**Written exercise:** Look for the line containing "Generate a Python" and the line containing "450, 437, 465, 470, 463, 455, 470, 460, 448, 445]" in the entries below. Copy those two and all lines between them exactly, leaving out pictures.

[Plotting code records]
--- start ---

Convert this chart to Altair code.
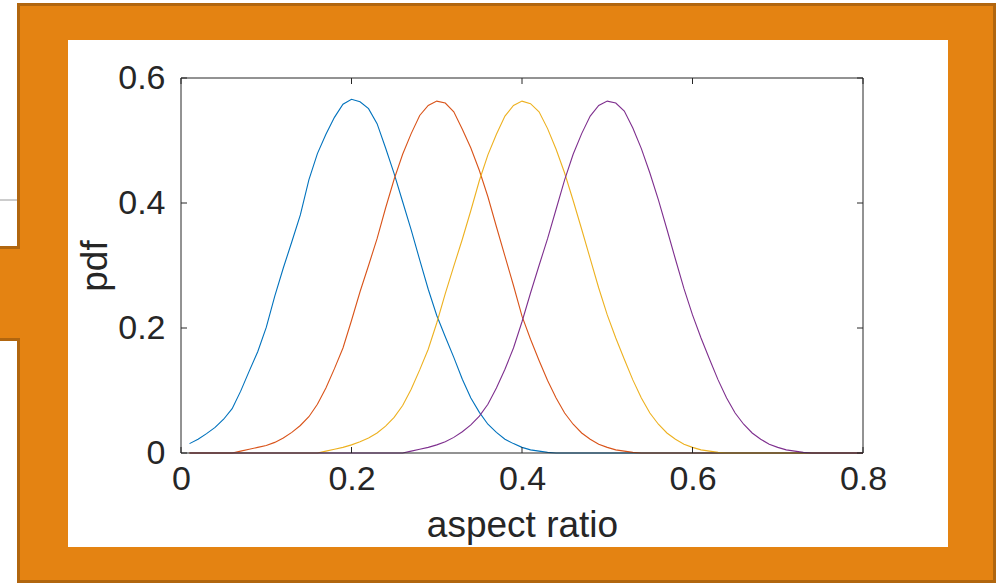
import altair as alt
import pandas as pd

# ---- data ----
X = [0.01, 0.02, 0.03, 0.04, 0.05, 0.06, 0.07, 0.08, 0.09, 0.10,
     0.11, 0.12, 0.13, 0.14, 0.15, 0.16, 0.17, 0.18, 0.19, 0.20,
     0.21, 0.22, 0.23, 0.24, 0.25, 0.26, 0.27, 0.28, 0.29, 0.30,
     0.31, 0.32, 0.33, 0.34, 0.35, 0.36, 0.37, 0.38, 0.39, 0.40,
     0.41, 0.42, 0.43, 0.44, 0.45, 0.46, 0.47, 0.48, 0.49, 0.50,
     0.51, 0.52, 0.53, 0.54, 0.55, 0.56, 0.57, 0.58, 0.59, 0.60,
     0.61, 0.62, 0.63, 0.64, 0.65, 0.66, 0.67, 0.68, 0.69, 0.70,
     0.71, 0.72, 0.73, 0.74, 0.75, 0.76, 0.77, 0.78, 0.79, 0.80]

PDF_1 = [0.015, 0.022, 0.031, 0.041, 0.054, 0.071, 0.099, 0.131, 0.162, 0.201,
         0.251, 0.296, 0.338, 0.381, 0.437, 0.479, 0.510, 0.537, 0.558, 0.566,
         0.562, 0.551, 0.527, 0.488, 0.447, 0.402, 0.357, 0.309, 0.262, 0.220,
         0.186, 0.153, 0.118, 0.088, 0.065, 0.046, 0.033, 0.022, 0.015, 0.009,
         0.005, 0.003, 0.001, 0, 0, 0, 0, 0, 0, 0,
         0, 0, 0, 0, 0, 0, 0, 0, 0, 0,
         0, 0, 0, 0, 0, 0, 0, 0, 0, 0,
         0, 0, 0, 0, 0, 0, 0, 0, 0, 0]

PDF_2 = [0, 0, 0, 0, 0, 0, 0.003, 0.006, 0.009, 0.012,
         0.017, 0.024, 0.033, 0.044, 0.058, 0.078, 0.104, 0.135, 0.168, 0.212,
         0.258, 0.300, 0.343, 0.392, 0.438, 0.478, 0.511, 0.540, 0.556, 0.563,
         0.560, 0.546, 0.518, 0.488, 0.452, 0.410, 0.362, 0.315, 0.268, 0.219,
         0.182, 0.148, 0.116, 0.088, 0.064, 0.046, 0.032, 0.022, 0.014, 0.009,
         0.005, 0.003, 0.001, 0, 0, 0, 0, 0, 0, 0,
         0, 0, 0, 0, 0, 0, 0, 0, 0, 0,
         0, 0, 0, 0, 0, 0, 0, 0, 0, 0]

PDF_3 = [0, 0, 0, 0, 0, 0, 0, 0, 0, 0,
         0, 0, 0, 0, 0, 0, 0.003, 0.006, 0.009, 0.013,
         0.018, 0.024, 0.032, 0.043, 0.057, 0.076, 0.102, 0.133, 0.166, 0.208,
         0.255, 0.299, 0.342, 0.388, 0.436, 0.477, 0.510, 0.539, 0.556, 0.563,
         0.559, 0.546, 0.519, 0.486, 0.448, 0.404, 0.358, 0.311, 0.264, 0.221,
         0.184, 0.150, 0.117, 0.088, 0.064, 0.046, 0.032, 0.022, 0.014, 0.009,
         0.005, 0.003, 0.001, 0, 0, 0, 0, 0, 0, 0,
         0, 0, 0, 0, 0, 0, 0, 0, 0, 0]

PDF_4 = [0, 0, 0, 0, 0, 0, 0, 0, 0, 0,
         0, 0, 0, 0, 0, 0, 0, 0, 0, 0,
         0, 0, 0, 0, 0, 0, 0.003, 0.006, 0.009, 0.013,
         0.018, 0.025, 0.034, 0.045, 0.059, 0.078, 0.104, 0.134, 0.168, 0.210,
         0.256, 0.300, 0.343, 0.390, 0.437, 0.478, 0.511, 0.539, 0.556, 0.563,
         0.560, 0.547, 0.520, 0.487, 0.448, 0.405, 0.358, 0.310, 0.263, 0.221,
         0.184, 0.150, 0.117, 0.088, 0.064, 0.046, 0.032, 0.022, 0.014, 0.009,
         0.005, 0.003, 0.001, 0, 0, 0, 0, 0, 0, 0]

SERIES = ["s1", "s2", "s3", "s4"]
COLORS = ["#0072BD", "#D95319", "#EDB120", "#7E2F8E"]

X_TICKS = [0, 0.2, 0.4, 0.6, 0.8]
Y_TICKS = [0, 0.2, 0.4, 0.6]
X_TITLE = "aspect ratio"
Y_TITLE = "pdf"

# ---- build tables ----
rows = []
for name, vals in zip(SERIES, [PDF_1, PDF_2, PDF_3, PDF_4]):
    for xv, yv in zip(X, vals):
        rows.append({"x": xv, "pdf": yv, "series": name})
df = pd.DataFrame(rows)

one = pd.DataFrame({"k": [0]})
xt = pd.DataFrame({"x": X_TICKS})
yt = pd.DataFrame({"pdf": Y_TICKS})
box_df = pd.DataFrame({"x": [X_TICKS[0]], "x2": [X_TICKS[-1]],
                       "pdf": [Y_TICKS[0]], "pdf2": [Y_TICKS[-1]]})

W, H = 682, 375
FONT = "Liberation Sans"
TXT = "#262626"
ORANGE = "#E48312"
DARK = "#B1660F"

xs = alt.Scale(domain=[X_TICKS[0], X_TICKS[-1]], nice=False, zero=False)
ys = alt.Scale(domain=[Y_TICKS[0], Y_TICKS[-1]], nice=False)

AX = alt.Axis(values=X_TICKS, format="~g", title=X_TITLE, grid=False,
              domain=False, ticks=False, labelPadding=9, labelFlush=False,
              labelFont=FONT, labelFontSize=34, labelColor=TXT,
              titleFont=FONT, titleFontSize=37, titleFontWeight="normal",
              titleColor=TXT, titlePadding=11, zindex=1)
AY = alt.Axis(values=Y_TICKS, format="~g", title=Y_TITLE, grid=False,
              domain=False, ticks=False, labelPadding=16, labelFlush=False,
              labelFont=FONT, labelFontSize=34, labelColor=TXT,
              titleFont=FONT, titleFontSize=37, titleFontWeight="normal",
              titleColor=TXT, titlePadding=3, zindex=1)


def rect(x1, x2, y1, y2, color):
    return alt.Chart(one).mark_rect(color=color, clip=False).encode(
        x=alt.value(x1), x2=alt.value(x2), y=alt.value(y1), y2=alt.value(y2))


# decorative screenshot frame (relative to plot origin)
frame = [
    rect(-164, 815, -75, 505, DARK),
    rect(-161, 812, -72, 502, ORANGE),
    rect(-181, -161, 168, 263, DARK),
    rect(-181, -159, 171, 260, ORANGE),
    rect(-113, 767, -38, 469, "white"),
]
gray_line = alt.Chart(one).mark_rule(color="#9a9a9a", strokeWidth=1, clip=False).encode(
    x=alt.value(-181), x2=alt.value(-164), y=alt.value(122))

lines = alt.Chart(df).mark_line(strokeWidth=1.1, clip=False).encode(
    x=alt.X("x:Q", scale=xs, axis=AX),
    y=alt.Y("pdf:Q", scale=ys, axis=AY),
    color=alt.Color("series:N", scale=alt.Scale(domain=SERIES, range=COLORS), legend=None),
)

box = alt.Chart(box_df).mark_rect(fillOpacity=0, stroke=TXT, strokeWidth=1, clip=False).encode(
    x=alt.X("x:Q", scale=xs, axis=AX), x2="x2:Q",
    y=alt.Y("pdf:Q", scale=ys, axis=AY), y2="pdf2:Q")

tick_bottom = alt.Chart(xt).mark_rule(color=TXT, strokeWidth=1).encode(
    x=alt.X("x:Q", scale=xs, axis=AX), y=alt.value(H), y2=alt.value(H - 6))
tick_top = alt.Chart(xt).mark_rule(color=TXT, strokeWidth=1).encode(
    x=alt.X("x:Q", scale=xs, axis=AX), y=alt.value(0), y2=alt.value(6))
tick_left = alt.Chart(yt).mark_rule(color=TXT, strokeWidth=1).encode(
    y=alt.Y("pdf:Q", scale=ys, axis=AY), x=alt.value(0), x2=alt.value(6))
tick_right = alt.Chart(yt).mark_rule(color=TXT, strokeWidth=1).encode(
    y=alt.Y("pdf:Q", scale=ys, axis=AY), x=alt.value(W), x2=alt.value(W - 6))

chart = alt.layer(*frame, gray_line, lines, box, tick_bottom, tick_top, tick_left, tick_right).properties(
    width=W, height=H,
    padding={"left": 181, "top": 78, "right": 140, "bottom": 130},
    autosize=alt.AutoSizeParams(type="none"),
    background="white",
).configure_view(stroke=None)

chart.save("out.html", embed_options={"renderer": "svg", "actions": False})
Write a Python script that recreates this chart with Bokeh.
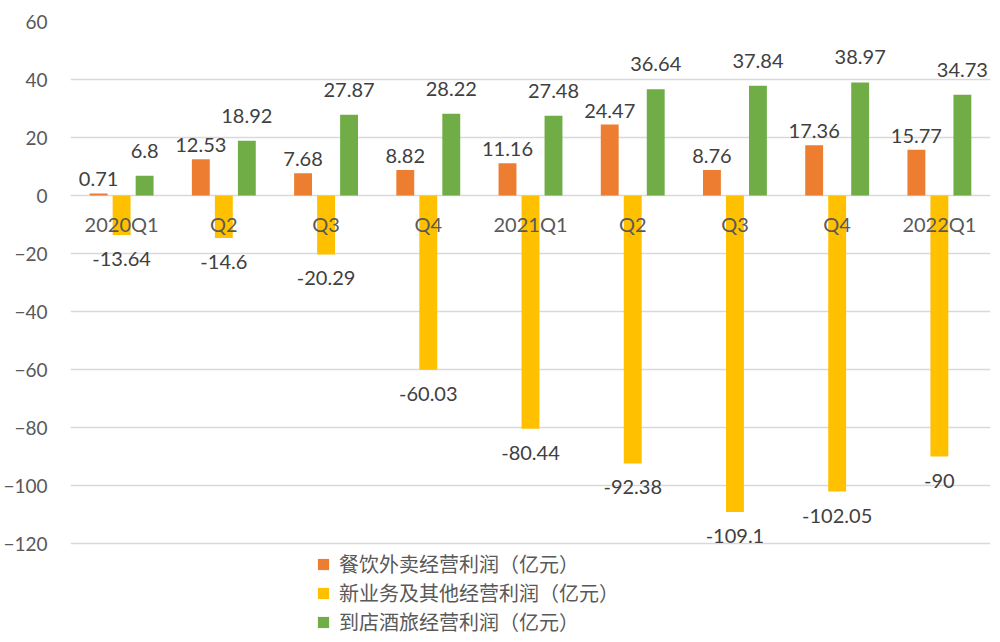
from bokeh.plotting import figure
from bokeh.models import ColumnDataSource, Range1d, FixedTicker, Legend, LegendItem
from bokeh.transform import dodge
from bokeh.core.properties import value
from bokeh.embed import file_html
from bokeh.resources import INLINE

categories = ["2020Q1", "Q2", "Q3", "Q4", "2021Q1", "Q2", "Q3", "Q4", "2022Q1"]
food_delivery = [0.71, 12.53, 7.68, 8.82, 11.16, 24.47, 8.76, 17.36, 15.77]
new_business = [-13.64, -14.6, -20.29, -60.03, -80.44, -92.38, -109.1, -102.05, -90]
in_store_hotel = [6.8, 18.92, 27.87, 28.22, 27.48, 36.64, 37.84, 38.97, 34.73]
series_names = ["餐饮外卖经营利润（亿元）", "新业务及其他经营利润（亿元）", "到店酒旅经营利润（亿元）"]
y_ticks = [-120, -100, -80, -60, -40, -20, 0, 20, 40, 60]

colors = ["#ED7D31", "#FFC000", "#70AD47"]
fmt = lambda v: f"{v:g}"

src = ColumnDataSource(dict(
    x=list(range(len(categories))),
    cat=categories,
    zero=[0] * len(categories),
    a=food_delivery, b=new_business, c=in_store_hotel,
    ta=[fmt(v) for v in food_delivery],
    tb=[fmt(v) for v in new_business],
    tc=[fmt(v) for v in in_store_hotel],
))

p = figure(width=1000, height=642, x_range=Range1d(-0.5, 8.5), y_range=Range1d(-154.1, 60),
           output_backend="svg", toolbar_location=None,
           min_border_left=60, min_border_right=10, min_border_top=21, min_border_bottom=0)

p.xaxis.visible = False
p.xgrid.grid_line_color = None
p.ygrid.grid_line_color = "#d9d9d9"
p.ygrid.grid_line_width = 1.5
p.yaxis.ticker = FixedTicker(ticks=y_ticks)
p.yaxis.axis_line_color = None
p.yaxis.major_tick_line_color = None
p.yaxis.minor_tick_line_color = None
p.yaxis.major_label_text_font = "Lato"
p.yaxis.major_label_text_font_size = "19px"
p.yaxis.major_label_text_color = "#595959"
p.yaxis.major_label_standoff = 17
p.outline_line_color = None
p.background_fill_color = "white"

off = 0.225
w = 0.175
cols = ["a", "b", "c"]
offsets = [-off, 0, off]
renderers = []
for col, o, colr in zip(cols, offsets, colors):
    r = p.vbar(x=dodge("x", o, range=p.x_range), top=col, bottom=0, width=w, source=src,
               fill_color=colr, line_color=None)
    renderers.append(r)

label_font = value("Lato")
p.text(x=dodge("x", -off, range=p.x_range), y="a", text="ta", source=src,
       text_align="center", text_baseline="bottom", y_offset=-7,
       text_font=label_font, text_font_size="20px", text_color="#404040")
p.text(x=dodge("x", off, range=p.x_range), y="c", text="tc", source=src,
       text_align="center", text_baseline="bottom", y_offset=-18,
       text_font=label_font, text_font_size="20px", text_color="#404040")
p.text(x="x", y="b", text="tb", source=src,
       text_align="center", text_baseline="top", y_offset=17,
       text_font=label_font, text_font_size="20px", text_color="#404040")
p.text(x="x", y="zero", text="cat", source=src,
       text_align="center", text_baseline="middle", y_offset=28,
       text_font=label_font, text_font_size="20px", text_color="#595959")

legend_y = [64, 35, 6]
for n, r, ly in zip(series_names, renderers, legend_y):
    legend = Legend(items=[LegendItem(label=n, renderers=[r])], location=(246, ly))
    legend.label_text_font = "Noto Sans CJK SC"
    legend.label_text_font_size = "20px"
    legend.label_text_color = "#595959"
    legend.glyph_width = 14
    legend.glyph_height = 14
    legend.label_standoff = 9
    legend.padding = 0
    legend.spacing = 0
    legend.margin = 0
    legend.border_line_color = None
    legend.background_fill_alpha = 0
    p.add_layout(legend)

open("out.html", "w").write(file_html(p, INLINE))
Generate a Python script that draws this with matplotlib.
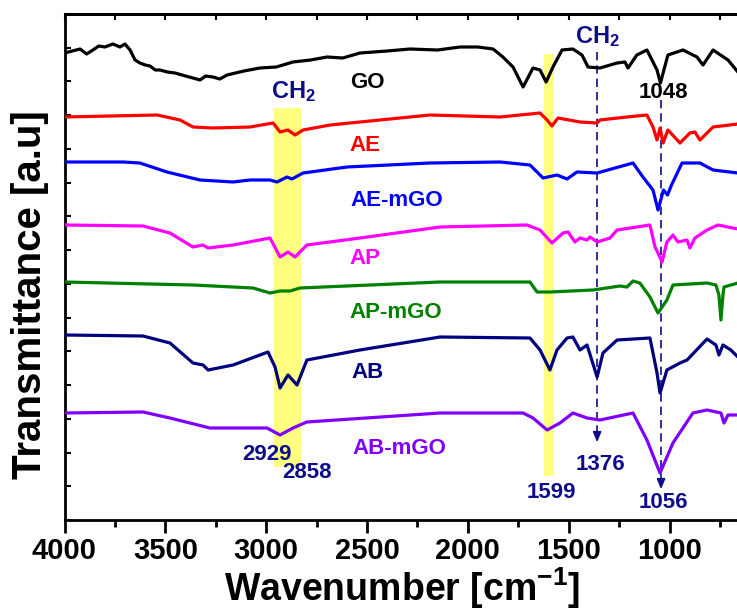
import numpy as np
import matplotlib
matplotlib.use("Agg")
import matplotlib.pyplot as plt
from matplotlib.ticker import MultipleLocator

police = 'Liberation Sans'
plt.rcParams['font.family'] = [police, 'DejaVu Sans']
plt.rcParams['font.weight'] = 'bold'
plt.rcParams['mathtext.fontset'] = 'custom'
plt.rcParams['mathtext.rm'] = police + ':bold'
plt.rcParams['mathtext.bf'] = police + ':bold'
plt.rcParams['mathtext.default'] = 'bf'

# spectres (nombre d'onde, transmittance decalee en u.a.)
go_x = [4000, 3923, 3890, 3859, 3830, 3800, 3760, 3725, 3700, 3675, 3650, 3626, 3600, 3576,
        3550, 3526, 3490, 3452, 3400, 3363, 3328, 3300, 3264, 3230, 3194, 3110, 3031, 2950,
        2867, 2780, 2698, 2620, 2535, 2400, 2287, 2150, 2039, 1950, 1875, 1826, 1776, 1726,
        1677, 1642, 1612, 1578, 1533, 1479, 1434, 1404, 1345, 1260, 1221, 1206, 1162, 1112,
        1062, 1045, 1008, 933, 864, 834, 784, 710, 661, 650]
go_y = [467, 471, 466, 470, 474, 473, 476, 473, 476, 470, 460, 457, 455, 454,
        450, 450, 448, 447, 444, 442, 440, 444, 443, 441, 445, 449, 452, 453,
        458, 460, 463, 462, 467, 469, 471, 470, 473, 473, 471, 463, 453, 433,
        452, 450, 438, 453, 470, 471, 465, 453, 452, 457, 458, 452, 465, 470,
        450, 437, 465, 470, 463, 455, 470, 460, 448, 445]

ae_x = [4000, 3541, 3427, 3363, 3264, 3080, 2966, 2931, 2892, 2857, 2817, 2683, 2436, 2188,
        1840, 1642, 1607, 1583, 1553, 1444, 1359, 1345, 1211, 1112, 1082, 1062, 1047, 1032,
        1008, 948, 899, 874, 849, 784, 661, 650]
ae_y = [403, 405, 400, 393, 392, 393, 397, 388, 390, 385, 390, 395, 400, 405,
        403, 407, 400, 394, 402, 398, 397, 400, 403, 405, 393, 380, 392, 377,
        390, 377, 387, 388, 380, 393, 396, 396]

aemgo_x = [4000, 3710, 3626, 3492, 3328, 3164, 3080, 2981, 2946, 2897, 2872, 2817, 2599, 2188,
           1840, 1692, 1627, 1558, 1508, 1459, 1359, 1181, 1132, 1082, 1057, 1030, 1010, 990,
           938, 849, 784, 661, 650]
aemgo_y = [358, 358, 357, 348, 340, 338, 340, 340, 338, 343, 341, 347, 353, 357,
           358, 355, 342, 345, 341, 348, 347, 357, 343, 330, 310, 330, 325, 335,
           357, 357, 350, 347, 347]

ap_x = [4000, 3611, 3477, 3363, 3313, 3288, 3164, 2981, 2931, 2892, 2857, 2798, 2535, 2138,
        1707, 1642, 1583, 1528, 1503, 1469, 1444, 1409, 1394, 1359, 1295, 1260, 1097, 1072,
        1057, 1037, 1013, 983, 958, 913, 899, 874, 814, 760, 661, 650]
ap_y = [295, 294, 287, 273, 275, 272, 275, 282, 263, 268, 263, 275, 282, 293,
        295, 290, 277, 287, 288, 278, 282, 280, 283, 278, 282, 290, 295, 273,
        267, 258, 278, 285, 278, 280, 272, 282, 290, 295, 291, 291]

apmgo_x = [4000, 3363, 3065, 2981, 2931, 2882, 2832, 2138, 1692, 1657, 1593, 1379, 1246, 1211,
           1181, 1147, 1097, 1057, 1013, 983, 814, 770, 755, 745, 735, 730, 661, 650]
apmgo_y = [238, 235, 232, 227, 229, 229, 232, 238, 238, 228, 228, 230, 234, 233,
           239, 237, 223, 207, 220, 235, 237, 235, 225, 200, 225, 233, 237, 237]

ab_x = [4000, 3611, 3477, 3363, 3313, 3288, 3164, 2991, 2956, 2931, 2892, 2847, 2798, 2535,
        2138, 1692, 1642, 1593, 1558, 1508, 1479, 1444, 1409, 1359, 1330, 1260, 1097, 1062,
        1047, 1013, 948, 913, 814, 770, 755, 735, 696, 661, 650]
ab_y = [185, 184, 177, 157, 155, 150, 155, 168, 153, 132, 145, 135, 160, 170,
        183, 182, 170, 150, 170, 182, 183, 170, 175, 143, 167, 180, 182, 147,
        127, 150, 157, 160, 181, 175, 165, 175, 170, 163, 162]

abmgo_x = [4000, 3611, 3477, 3279, 2996, 2931, 2867, 2798, 2138, 1726, 1677, 1607, 1543, 1479,
           1409, 1345, 1181, 1112, 1047, 983, 884, 814, 745, 730, 710, 661, 650]
abmgo_y = [107, 108, 102, 92, 92, 85, 92, 98, 107, 107, 102, 90, 97, 107,
           102, 100, 107, 80, 47, 77, 107, 110, 107, 97, 105, 105, 105]

series = [(go_x, go_y, 'black'), (ae_x, ae_y, '#ff0000'), (aemgo_x, aemgo_y, '#0000ff'),
          (ap_x, ap_y, '#ff00ff'), (apmgo_x, apmgo_y, '#008000'), (ab_x, ab_y, '#000080'),
          (abmgo_x, abmgo_y, '#8000ff')]

# etiquettes des echantillons
noms = ['GO', 'AE', 'AE-mGO', 'AP', 'AP-mGO', 'AB', 'AB-mGO']
noms_x = [2500, 2510, 2351, 2510, 2356, 2495, 2341]
noms_y = [437, 375, 320, 262, 208, 147, 72]
noms_c = ['black', '#ff0000', '#0000ff', '#ff00ff', '#008000', '#000080', '#8000ff']

# pics annotes
pics = ['2929', '2858', '1599', '1376', '1056']
pics_x = [2996, 2798, 1588, 1345, 1032]
pics_y = [65, 47, 28, 55, 18]

bandes = [(2960, 2827, 53, 412), (1622, 1573, 44, 466)]

navy = '#0c0c8c'

fig = plt.figure(figsize=(7.37, 6.12), dpi=100)
ax = fig.add_axes([64.5 / 737, 92 / 612, 675.6 / 737, 506 / 612])

for x0, x1, y0, y1 in bandes:
    ax.fill_betweenx([y0, y1], x0, x1, color='#ffff80', lw=0, zorder=0)

for x, y, c in series:
    ax.plot(x, y, color=c, lw=2.3, solid_joinstyle='round', zorder=3)

for n, x, y, c in zip(noms, noms_x, noms_y, noms_c):
    ax.text(x, y, n, color=c, fontsize=16, ha='center', va='center', zorder=4)

for n, x, y in zip(pics, pics_x, pics_y):
    ax.text(x, y, n, color=navy, fontsize=16, ha='center', va='center', zorder=4)
ax.text(1032, 427, '1048', color='black', fontsize=16, ha='center', va='center', zorder=4)
ax.text(2867, 428, 'CH$_2$', color=navy, fontsize=17, ha='center', va='center', zorder=4)
ax.text(1355, 483, 'CH$_2$', color=navy, fontsize=17, ha='center', va='center', zorder=4)

# lignes pointillees avec fleches
for xl, ytop, ybas in [(1359, 468, 75), (1042, 420, 28)]:
    ax.plot([xl, xl], [ytop, ybas + 8], color=navy, lw=1.2, ls=(0, (5, 3)), zorder=2)
    ax.annotate('', xy=(xl, ybas), xytext=(xl, ybas + 14),
                arrowprops=dict(arrowstyle='-|>,head_length=0.6,head_width=0.25',
                                color=navy, lw=1.2), zorder=2)

ax.set_xlim(4000, 650)
ax.set_ylim(0, 506)
ax.xaxis.set_major_locator(MultipleLocator(500))
ax.xaxis.set_minor_locator(MultipleLocator(250))
ax.yaxis.set_major_locator(MultipleLocator(506 / 15))
ax.tick_params(axis='x', which='major', direction='out', length=9, width=2, pad=3,
               labelsize=21, top=False)
ax.tick_params(axis='x', which='minor', direction='out', length=5, width=2, top=False)
ax.tick_params(axis='y', which='major', direction='in', length=4, width=1.5,
               labelleft=False, right=False)
for s in ax.spines.values():
    s.set_linewidth(2)
ax.spines['right'].set_visible(False)

sec = ax.secondary_xaxis('top')
sec.xaxis.set_major_locator(MultipleLocator(250))
sec.tick_params(direction='in', length=4, width=1.5, labeltop=False)
sec.spines['top'].set_linewidth(2)

fig.text(402 / 737, 1 - 601 / 612, 'Wavenumber [cm$^{-1}$]', fontsize=27,
         ha='center', va='baseline')
fig.text(30 / 737, 1 - 295 / 612, 'Transmittance [a.u]', fontsize=29,
         ha='center', va='center', rotation=90)

fig.savefig('out.png', dpi=100)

--- end ---

**Answer to this problem:**
Generate a Python script that draws this with matplotlib.
import numpy as np
import matplotlib
matplotlib.use("Agg")
import matplotlib.pyplot as plt
from matplotlib.ticker import MultipleLocator

police = 'Liberation Sans'
plt.rcParams['font.family'] = [police, 'DejaVu Sans']
plt.rcParams['font.weight'] = 'bold'
plt.rcParams['mathtext.fontset'] = 'custom'
plt.rcParams['mathtext.rm'] = police + ':bold'
plt.rcParams['mathtext.bf'] = police + ':bold'
plt.rcParams['mathtext.default'] = 'bf'

# spectres (nombre d'onde, transmittance decalee en u.a.)
go_x = [4000, 3923, 3890, 3859, 3830, 3800, 3760, 3725, 3700, 3675, 3650, 3626, 3600, 3576,
        3550, 3526, 3490, 3452, 3400, 3363, 3328, 3300, 3264, 3230, 3194, 3110, 3031, 2950,
        2867, 2780, 2698, 2620, 2535, 2400, 2287, 2150, 2039, 1950, 1875, 1826, 1776, 1726,
        1677, 1642, 1612, 1578, 1533, 1479, 1434, 1404, 1345, 1260, 1221, 1206, 1162, 1112,
        1062, 1045, 1008, 933, 864, 834, 784, 710, 661, 650]
go_y = [467, 471, 466, 470, 474, 473, 476, 473, 476, 470, 460, 457, 455, 454,
        450, 450, 448, 447, 444, 442, 440, 444, 443, 441, 445, 449, 452, 453,
        458, 460, 463, 462, 467, 469, 471, 470, 473, 473, 471, 463, 453, 433,
        452, 450, 438, 453, 470, 471, 465, 453, 452, 457, 458, 452, 465, 470,
        450, 437, 465, 470, 463, 455, 470, 460, 448, 445]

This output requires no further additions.